PROBLEM:
Which lines run from the first one up to and including the one with "plt.rcParams['font.family'] = ['Liberation"? Print exactly those.

PROVIDED RECORDS:
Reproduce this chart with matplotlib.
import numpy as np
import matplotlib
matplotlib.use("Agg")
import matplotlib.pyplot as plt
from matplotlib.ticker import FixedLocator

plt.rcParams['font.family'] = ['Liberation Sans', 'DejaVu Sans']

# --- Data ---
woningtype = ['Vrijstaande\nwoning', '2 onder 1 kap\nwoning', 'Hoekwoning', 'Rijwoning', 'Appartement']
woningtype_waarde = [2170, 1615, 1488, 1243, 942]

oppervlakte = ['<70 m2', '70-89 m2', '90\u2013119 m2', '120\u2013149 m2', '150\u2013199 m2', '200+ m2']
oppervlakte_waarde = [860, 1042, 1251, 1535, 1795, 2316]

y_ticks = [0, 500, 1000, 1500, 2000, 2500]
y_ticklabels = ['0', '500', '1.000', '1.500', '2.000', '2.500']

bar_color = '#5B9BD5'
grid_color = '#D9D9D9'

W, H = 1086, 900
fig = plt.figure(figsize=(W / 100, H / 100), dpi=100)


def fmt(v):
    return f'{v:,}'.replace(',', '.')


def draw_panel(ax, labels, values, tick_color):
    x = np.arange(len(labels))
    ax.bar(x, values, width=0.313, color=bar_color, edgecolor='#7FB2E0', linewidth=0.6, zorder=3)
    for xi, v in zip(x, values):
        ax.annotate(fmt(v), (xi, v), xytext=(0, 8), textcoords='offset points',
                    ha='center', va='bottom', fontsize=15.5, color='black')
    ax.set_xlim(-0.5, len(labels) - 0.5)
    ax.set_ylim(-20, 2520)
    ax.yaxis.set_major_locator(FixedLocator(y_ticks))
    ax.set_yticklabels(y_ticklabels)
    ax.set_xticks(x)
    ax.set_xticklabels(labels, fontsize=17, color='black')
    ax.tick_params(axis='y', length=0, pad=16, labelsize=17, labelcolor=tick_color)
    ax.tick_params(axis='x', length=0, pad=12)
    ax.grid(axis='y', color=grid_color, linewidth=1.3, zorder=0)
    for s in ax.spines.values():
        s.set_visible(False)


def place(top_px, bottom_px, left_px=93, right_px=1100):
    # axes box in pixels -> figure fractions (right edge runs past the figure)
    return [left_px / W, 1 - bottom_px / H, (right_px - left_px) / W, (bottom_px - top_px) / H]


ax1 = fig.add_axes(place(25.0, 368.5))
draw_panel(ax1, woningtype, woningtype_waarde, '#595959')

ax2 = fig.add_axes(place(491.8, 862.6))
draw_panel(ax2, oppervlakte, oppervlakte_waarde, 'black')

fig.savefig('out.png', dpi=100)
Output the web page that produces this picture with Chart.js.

ANSWER:
Reproduce this chart with matplotlib.
import numpy as np
import matplotlib
matplotlib.use("Agg")
import matplotlib.pyplot as plt
from matplotlib.ticker import FixedLocator

plt.rcParams['font.family'] = ['Liberation Sans', 'DejaVu Sans']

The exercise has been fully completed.